What I'd prefer to see: People who bought more house than they can afford need specific advice on ways they can cut expenses. For example, I never see anyone advising McMansion owners to shut off parts of their homes, just like impoverished gentry used to do with the old homestead in the early 20th century. Making what you own more affordable is going to be much more helpful than saying "Sorry, you should have bought a smaller house!"
4. Buy a car that gets better gas mileage. This one really gets under my skin, because it's become such a holy grail among car buyers that they completely ignore every other aspect of car ownership. Yes, excellent mileage is a great goal, but if you have to spend $20,000 in order to improve the price at the gas pump, something is seriously wrong. Also, driving a Prius like a jerk (that is, lots of starts and stops, heavy on the brake, lots of wide open throttle) is going to be worse for the environment/your wallet than driving a Ford Fusion responsibly.
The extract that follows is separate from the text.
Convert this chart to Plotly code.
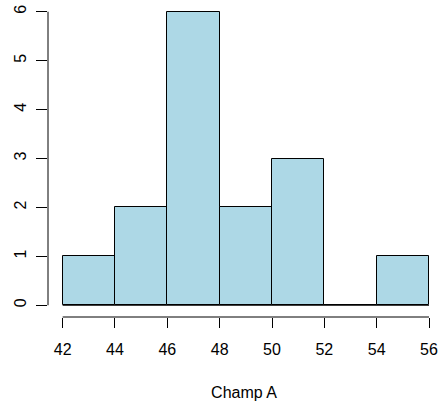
import plotly.graph_objects as go

# Histogram of "Champ A": bin edges and counts per bin
breaks = [42, 44, 46, 48, 50, 52, 54, 56]
counts = [1, 2, 6, 2, 3, 0, 1]
x_ticks = [42, 44, 46, 48, 50, 52, 54, 56]
y_ticks = [0, 1, 2, 3, 4, 5, 6]
x_label = "Champ A"

mids = [(a + b) / 2 for a, b in zip(breaks[:-1], breaks[1:])]
widths = [b - a for a, b in zip(breaks[:-1], breaks[1:])]

FONT = "Liberation Sans, Arial, Helvetica, sans-serif"
INK = "#000000"

fig = go.Figure()
fig.add_trace(go.Bar(
    x=mids, y=counts, width=widths,
    marker=dict(color="#ADD8E6", line=dict(color=INK, width=1)),
    hoverinfo="x+y",
))

# R-style axis extents: 4% padding around the data range
xr = breaks[-1] - breaks[0]
yr = max(y_ticks) - min(y_ticks)

fig.update_layout(
    width=440, height=405,
    margin=dict(l=48, r=0, t=0, b=88),
    paper_bgcolor="white", plot_bgcolor="white",
    showlegend=False,
    bargap=0,
    font=dict(family=FONT, size=16, color=INK),
    xaxis=dict(
        range=[breaks[0] - 0.04 * xr, 56.42],
        tickvals=x_ticks, ticktext=[str(v) for v in x_ticks],
        ticks="outside", ticklen=10, tickwidth=1, tickcolor=INK,
        showgrid=False, zeroline=False, showline=False,
        ticklabelstandoff=8,
        title=dict(text=x_label, standoff=29, font=dict(size=16)),
    ),
    yaxis=dict(
        range=[min(y_ticks) - 0.04 * yr, max(y_ticks) + 0.04 * yr],
        tickvals=y_ticks, ticktext=[str(v) for v in y_ticks],
        tickangle=-90,
        ticks="outside", ticklen=11, tickwidth=1, tickcolor=INK,
        showgrid=False, zeroline=False, showline=False,
        ticklabelstandoff=4,
    ),
)

# Axis lines spanning only the tick range, as in base R graphics
fig.add_shape(type="line", xref="x", yref="paper",
              x0=x_ticks[0], x1=x_ticks[-1], y0=0, y1=0,
              line=dict(color=INK, width=1))
fig.add_shape(type="line", xref="paper", yref="y",
              x0=0, x1=0, y0=y_ticks[0], y1=y_ticks[-1],
              line=dict(color=INK, width=1))
# Baseline segment under the empty bins
fig.add_shape(type="line", xref="x", yref="y",
              x0=breaks[0], x1=breaks[-1], y0=0, y1=0,
              line=dict(color=INK, width=1), layer="below")

fig.write_html("out.html")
What I'd prefer to see: Real suggestions about good quality cars that are inexpensive to buy and maintain. You can find this information on car blogs, so I see it because my husband has an intravenous Jalopnik feed, but you don't see such information among money folks. Instead, you get throwaway advice like "buy a car with good gas mileage." Also, better advice on how to drive in order to (responsibly) maximize gas mileage would be truly helpful.
I'm just as guilty as the next finance writer for suggesting glib one-sentence advice for improving finances. The problem is that so much of what we write is of the Top 10 list variety, and there really is only so much you can say in that short a space. But once you've gotten far enough into frugality that you are regularly reading frugal tips, then most of this glibness is completely useless.
What tips do you hate reading over and over again?